START Given material
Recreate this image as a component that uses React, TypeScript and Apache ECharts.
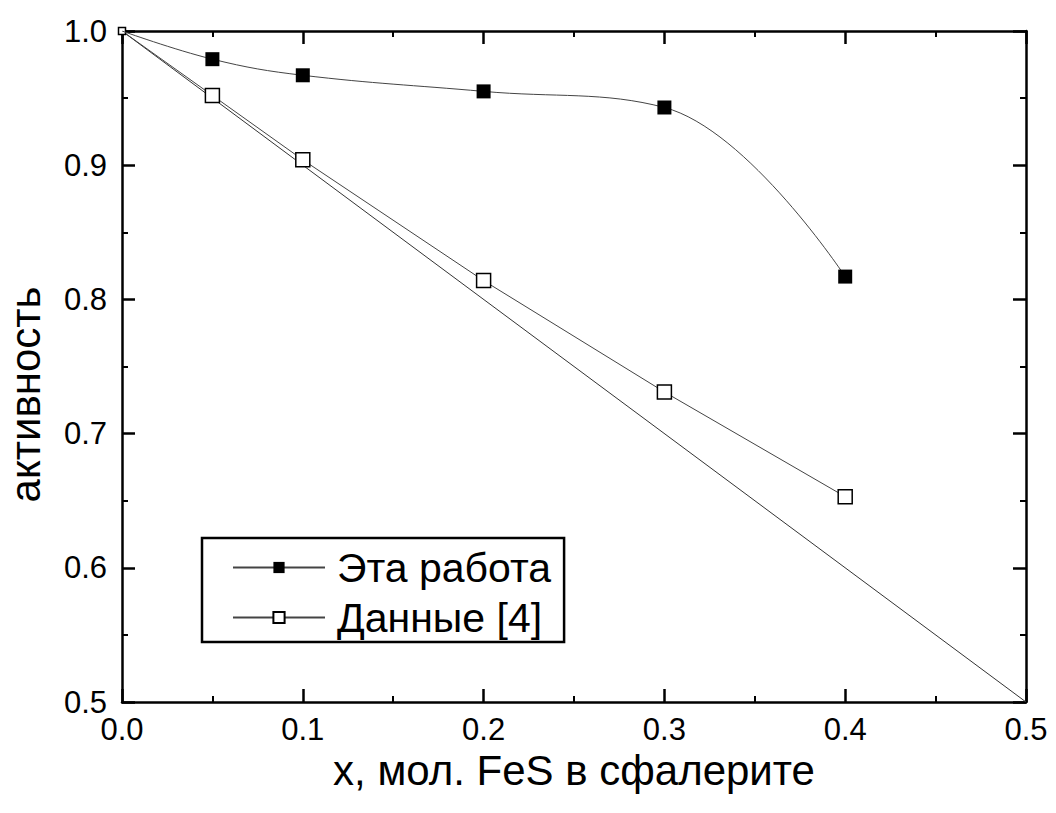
import React, { useEffect, useRef } from "react";
import * as echarts from "echarts";

const seriesNames = ["Эта работа", "Данные [4]"];
const xThisWork = [0, 0.05, 0.1, 0.2, 0.3, 0.4];
const yThisWork = [1.0, 0.979, 0.967, 0.955, 0.943, 0.817];
const xRef4 = [0, 0.05, 0.1, 0.2, 0.3, 0.4];
const yRef4 = [1.0, 0.952, 0.904, 0.814, 0.731, 0.653];
const xIdeal = [0, 0.5];
const yIdeal = [1.0, 0.5];
const xTitle = "x, мол. FeS в сфалерите";
const yTitle = "активность";

const FONT = "'Liberation Sans', Arial, sans-serif";

export default function App() {
  const ref = useRef<HTMLDivElement>(null);
  useEffect(() => {
    const chart = echarts.init(ref.current!, null, { renderer: "svg" });
    const axisCommon = {
      min: 0,
      max: 0.5,
      interval: 0.1,
      axisLine: { show: true, onZero: false, lineStyle: { color: "#000", width: 2.5 } },
      axisTick: { show: true, inside: true, length: 13, lineStyle: { color: "#000", width: 2.5 } },
      minorTick: { show: true, splitNumber: 2, length: 6, lineStyle: { color: "#000", width: 2 } },
      splitLine: { show: false },
    };
    const yCommon = { ...axisCommon, min: 0.5, max: 1.0, interval: 0.1 };
    const lab = (v: number) => v.toFixed(1);
    chart.setOption({
      animation: false,
      backgroundColor: "#fff",
      grid: {
        left: 122,
        right: 30,
        top: 31,
        bottom: 111,
        containLabel: false,
        outerBoundsMode: "none",
      },
      xAxis: [
        {
          ...axisCommon,
          type: "value",
          position: "bottom",
          name: xTitle,
          nameLocation: "middle",
          nameGap: 43,
          nameTextStyle: { fontFamily: FONT, fontSize: 42, color: "#000" },
          axisLabel: { formatter: lab, fontFamily: FONT, fontSize: 31, color: "#000", margin: 12 },
        },
        {
          ...axisCommon,
          type: "value",
          position: "top",
          axisLabel: { show: false },
        },
      ],
      yAxis: [
        {
          ...yCommon,
          type: "value",
          position: "left",
          name: yTitle,
          nameLocation: "middle",
          nameGap: 76,
          nameTextStyle: {
            fontFamily: FONT,
            fontSize: 42,
            color: "#000",
            padding: [0, 56, 0, 0],
          },
          axisLabel: {
            formatter: lab,
            fontFamily: FONT,
            fontSize: 31,
            color: "#000",
            margin: 15,
            padding: [0, 0, 6, 0],
          },
        },
        {
          ...yCommon,
          type: "value",
          position: "right",
          axisLabel: { show: false },
        },
      ],
      legend: {
        data: seriesNames,
        orient: "vertical",
        left: 202,
        top: 538,
        padding: [9, 13, 4, 30],
        itemGap: 9,
        itemWidth: 92,
        itemHeight: 14,
        borderColor: "#000",
        borderWidth: 2.5,
        backgroundColor: "#fff",
        textStyle: { fontFamily: FONT, fontSize: 41, color: "#000", padding: [0, 0, 0, 7] },
      },
      series: [
        {
          name: "ideal",
          type: "line",
          data: xIdeal.map((x, i) => [x, yIdeal[i]]),
          symbol: "none",
          lineStyle: { color: "#333", width: 1 },
          z: 1,
        },
        {
          name: seriesNames[0],
          type: "line",
          smooth: 0.4,
          data: xThisWork.map((x, i) =>
            i === 0 ? { value: [x, yThisWork[i]], symbol: "none" } : [x, yThisWork[i]]
          ),
          symbol: "rect",
          symbolSize: 14,
          itemStyle: { color: "#000", borderColor: "#000", borderWidth: 0 },
          lineStyle: { color: "#444", width: 1 },
          z: 3,
        },
        {
          name: seriesNames[1],
          type: "line",
          data: xRef4.map((x, i) =>
            i === 0 ? { value: [x, yRef4[i]], symbolSize: 7 } : [x, yRef4[i]]
          ),
          symbol: "rect",
          symbolSize: 14,
          itemStyle: { color: "#fff", borderColor: "#000", borderWidth: 1.5 },
          lineStyle: { color: "#444", width: 1 },
          z: 2,
        },
      ],
    });
    return () => chart.dispose();
  }, []);
  return <div ref={ref} style={{ width: 1056, height: 813, margin: -8 }} />;
}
END Given material
Job: Reproduce each line word for word and drop the pictures.

Finished answer:
Recreate this image as a component that uses React, TypeScript and Apache ECharts.
import React, { useEffect, useRef } from "react";
import * as echarts from "echarts";

const seriesNames = ["Эта работа", "Данные [4]"];
const xThisWork = [0, 0.05, 0.1, 0.2, 0.3, 0.4];
const yThisWork = [1.0, 0.979, 0.967, 0.955, 0.943, 0.817];
const xRef4 = [0, 0.05, 0.1, 0.2, 0.3, 0.4];
const yRef4 = [1.0, 0.952, 0.904, 0.814, 0.731, 0.653];
const xIdeal = [0, 0.5];
const yIdeal = [1.0, 0.5];
const xTitle = "x, мол. FeS в сфалерите";
const yTitle = "активность";

const FONT = "'Liberation Sans', Arial, sans-serif";

export default function App() {
  const ref = useRef<HTMLDivElement>(null);
  useEffect(() => {
    const chart = echarts.init(ref.current!, null, { renderer: "svg" });
    const axisCommon = {
      min: 0,
      max: 0.5,
      interval: 0.1,
      axisLine: { show: true, onZero: false, lineStyle: { color: "#000", width: 2.5 } },
      axisTick: { show: true, inside: true, length: 13, lineStyle: { color: "#000", width: 2.5 } },
      minorTick: { show: true, splitNumber: 2, length: 6, lineStyle: { color: "#000", width: 2 } },
      splitLine: { show: false },
    };
    const yCommon = { ...axisCommon, min: 0.5, max: 1.0, interval: 0.1 };
    const lab = (v: number) => v.toFixed(1);
    chart.setOption({
      animation: false,
      backgroundColor: "#fff",
      grid: {
        left: 122,
        right: 30,
        top: 31,
        bottom: 111,
        containLabel: false,
        outerBoundsMode: "none",
      },
      xAxis: [
        {
          ...axisCommon,
          type: "value",
          position: "bottom",
          name: xTitle,
          nameLocation: "middle",
          nameGap: 43,
          nameTextStyle: { fontFamily: FONT, fontSize: 42, color: "#000" },
          axisLabel: { formatter: lab, fontFamily: FONT, fontSize: 31, color: "#000", margin: 12 },
        },
        {
          ...axisCommon,
          type: "value",
          position: "top",
          axisLabel: { show: false },
        },
      ],
      yAxis: [
        {
          ...yCommon,
          type: "value",
          position: "left",
          name: yTitle,
          nameLocation: "middle",
          nameGap: 76,
          nameTextStyle: {
            fontFamily: FONT,
            fontSize: 42,
            color: "#000",
            padding: [0, 56, 0, 0],
          },
          axisLabel: {
            formatter: lab,
            fontFamily: FONT,
            fontSize: 31,
            color: "#000",
            margin: 15,
            padding: [0, 0, 6, 0],
          },
        },
        {
          ...yCommon,
          type: "value",
          position: "right",
          axisLabel: { show: false },
        },
      ],
      legend: {
        data: seriesNames,
        orient: "vertical",
        left: 202,
        top: 538,
        padding: [9, 13, 4, 30],
        itemGap: 9,
        itemWidth: 92,
        itemHeight: 14,
        borderColor: "#000",
        borderWidth: 2.5,
        backgroundColor: "#fff",
        textStyle: { fontFamily: FONT, fontSize: 41, color: "#000", padding: [0, 0, 0, 7] },
      },
      series: [
        {
          name: "ideal",
          type: "line",
          data: xIdeal.map((x, i) => [x, yIdeal[i]]),
          symbol: "none",
          lineStyle: { color: "#333", width: 1 },
          z: 1,
        },
        {
          name: seriesNames[0],
          type: "line",
          smooth: 0.4,
          data: xThisWork.map((x, i) =>
            i === 0 ? { value: [x, yThisWork[i]], symbol: "none" } : [x, yThisWork[i]]
          ),
          symbol: "rect",
          symbolSize: 14,
          itemStyle: { color: "#000", borderColor: "#000", borderWidth: 0 },
          lineStyle: { color: "#444", width: 1 },
          z: 3,
        },
        {
          name: seriesNames[1],
          type: "line",
          data: xRef4.map((x, i) =>
            i === 0 ? { value: [x, yRef4[i]], symbolSize: 7 } : [x, yRef4[i]]
          ),
          symbol: "rect",
          symbolSize: 14,
          itemStyle: { color: "#fff", borderColor: "#000", borderWidth: 1.5 },
          lineStyle: { color: "#444", width: 1 },
          z: 2,
        },
      ],
    });
    return () => chart.dispose();
  }, []);
  return <div ref={ref} style={{ width: 1056, height: 813, margin: -8 }} />;
}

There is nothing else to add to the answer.